[Figure scripts]

--------------------

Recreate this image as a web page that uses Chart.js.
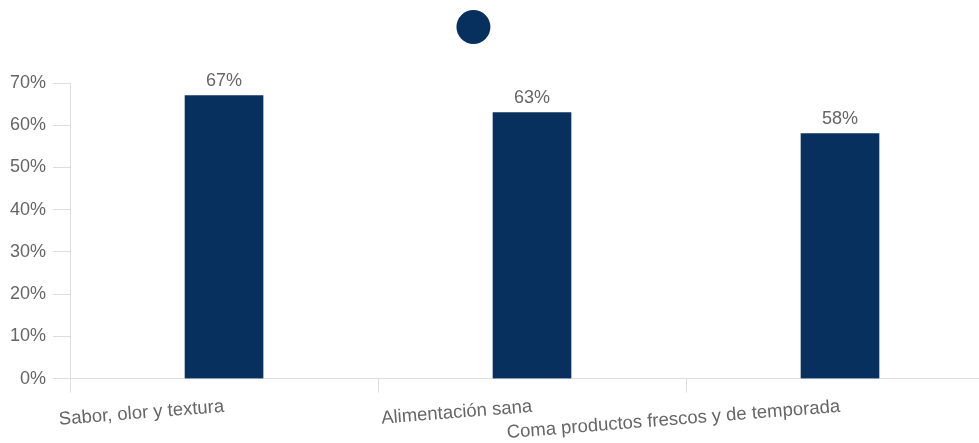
<!DOCTYPE html>
<html>
<head>
<meta charset="utf-8">
<script src="https://cdn.jsdelivr.net/npm/chart.js@4"></script>
<style>
html,body{margin:0;padding:0;background:#fff;overflow:hidden;}
#wrap{width:994px;height:447px;position:relative;}
</style>
</head>
<body>
<div id="wrap"><canvas id="c"></canvas></div>
<script>
const categories = ["Sabor, olor y textura", "Alimentación sana", "Coma productos frescos y de temporada"];
const values = [67, 63, 58];
const seriesName = "     \u2009";

const FONT = '"Liberation Sans", Arial, sans-serif';

const barLabels = {
  id: 'barLabels',
  afterDatasetsDraw(chart) {
    const ctx = chart.ctx;
    ctx.save();
    ctx.font = '18px ' + FONT;
    ctx.fillStyle = '#666';
    ctx.textAlign = 'center';
    ctx.textBaseline = 'bottom';
    chart.getDatasetMeta(0).data.forEach((bar, i) => {
      ctx.fillText(values[i] + '%', bar.x, bar.y - 6);
    });
    ctx.restore();
  }
};

const legendGap = {
  id: 'legendGap',
  beforeInit(chart) {
    const fit = chart.legend.fit;
    chart.legend.fit = function () {
      fit.call(this);
      this.height += 34;
    };
  }
};

new Chart(document.getElementById('c'), {
  type: 'bar',
  data: {
    labels: categories,
    datasets: [{
      label: seriesName,
      data: values,
      backgroundColor: '#08305f',
      borderWidth: 0,
      barThickness: 78
    }]
  },
  options: {
    responsive: true,
    maintainAspectRatio: false,
    animation: false,
    layout: { padding: { top: 0, right: 0, left: 3, bottom: 0 } },
    plugins: {
      legend: {
        display: true,
        position: 'top',
        labels: {
          usePointStyle: true,
          pointStyle: 'circle',
          boxWidth: 24,
          boxHeight: 24,
          font: { size: 24, family: FONT },
          color: '#666',
          padding: 15
        }
      },
      tooltip: { enabled: false }
    },
    scales: {
      x: {
        grid: { drawOnChartArea: false, color: '#ddd', tickLength: 14, offset: true },
        border: { color: '#ddd' },
        ticks: {
          font: { size: 18.5, family: FONT },
          color: '#666',
          minRotation: 4.5,
          maxRotation: 4.5,
          autoSkip: false
        }
      },
      y: {
        min: 0,
        max: 70,
        grid: { drawOnChartArea: false, color: '#ddd', tickLength: 17 },
        border: { color: '#ddd' },
        ticks: {
          stepSize: 10,
          font: { size: 18, family: FONT },
          color: '#666',
          padding: 7,
          callback: v => v + '%'
        }
      }
    }
  },
  plugins: [barLabels, legendGap]
});
</script>
</body>
</html>
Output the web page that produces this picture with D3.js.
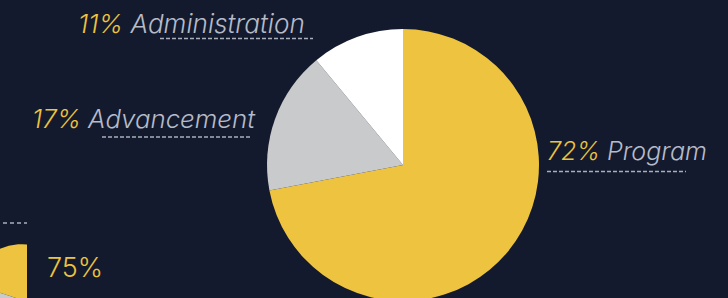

--------------------

EXERCISE DIRECTIONS
Copy everything in the records above except the pictures, exactly as written.

CORRECT RESULT
Recreate this image as a web page that uses Chart.js.
<!DOCTYPE html>
<html>
<head>
<meta charset="utf-8">
<script src="https://cdn.jsdelivr.net/npm/chart.js@4"></script>
<style>
html,body{margin:0;padding:0;background:#fff;overflow:hidden;}
#wrap{width:994px;height:447px;position:relative;}
</style>
</head>
<body>
<div id="wrap"><canvas id="c"></canvas></div>
<script>
const categories = ["Sabor, olor y textura", "Alimentación sana", "Coma productos frescos y de temporada"];
const values = [67, 63, 58];
const seriesName = "     \u2009";

const FONT = '"Liberation Sans", Arial, sans-serif';

const barLabels = {
  id: 'barLabels',
  afterDatasetsDraw(chart) {
    const ctx = chart.ctx;
    ctx.save();
    ctx.font = '18px ' + FONT;
    ctx.fillStyle = '#666';
    ctx.textAlign = 'center';
    ctx.textBaseline = 'bottom';
    chart.getDatasetMeta(0).data.forEach((bar, i) => {
      ctx.fillText(values[i] + '%', bar.x, bar.y - 6);
    });
    ctx.restore();
  }
};

const legendGap = {
  id: 'legendGap',
  beforeInit(chart) {
    const fit = chart.legend.fit;
    chart.legend.fit = function () {
      fit.call(this);
      this.height += 34;
    };
  }
};

new Chart(document.getElementById('c'), {
  type: 'bar',
  data: {
    labels: categories,
    datasets: [{
      label: seriesName,
      data: values,
      backgroundColor: '#08305f',
      borderWidth: 0,
      barThickness: 78
    }]
  },
  options: {
    responsive: true,
    maintainAspectRatio: false,
    animation: false,
    layout: { padding: { top: 0, right: 0, left: 3, bottom: 0 } },
    plugins: {
      legend: {
        display: true,
        position: 'top',
        labels: {
          usePointStyle: true,
          pointStyle: 'circle',
          boxWidth: 24,
          boxHeight: 24,
          font: { size: 24, family: FONT },
          color: '#666',
          padding: 15
        }
      },
      tooltip: { enabled: false }
    },
    scales: {
      x: {
        grid: { drawOnChartArea: false, color: '#ddd', tickLength: 14, offset: true },
        border: { color: '#ddd' },
        ticks: {
          font: { size: 18.5, family: FONT },
          color: '#666',
          minRotation: 4.5,
          maxRotation: 4.5,
          autoSkip: false
        }
      },
      y: {
        min: 0,
        max: 70,
        grid: { drawOnChartArea: false, color: '#ddd', tickLength: 17 },
        border: { color: '#ddd' },
        ticks: {
          stepSize: 10,
          font: { size: 18, family: FONT },
          color: '#666',
          padding: 7,
          callback: v => v + '%'
        }
      }
    }
  },
  plugins: [barLabels, legendGap]
});
</script>
</body>
</html>
Output the web page that produces this picture with D3.js.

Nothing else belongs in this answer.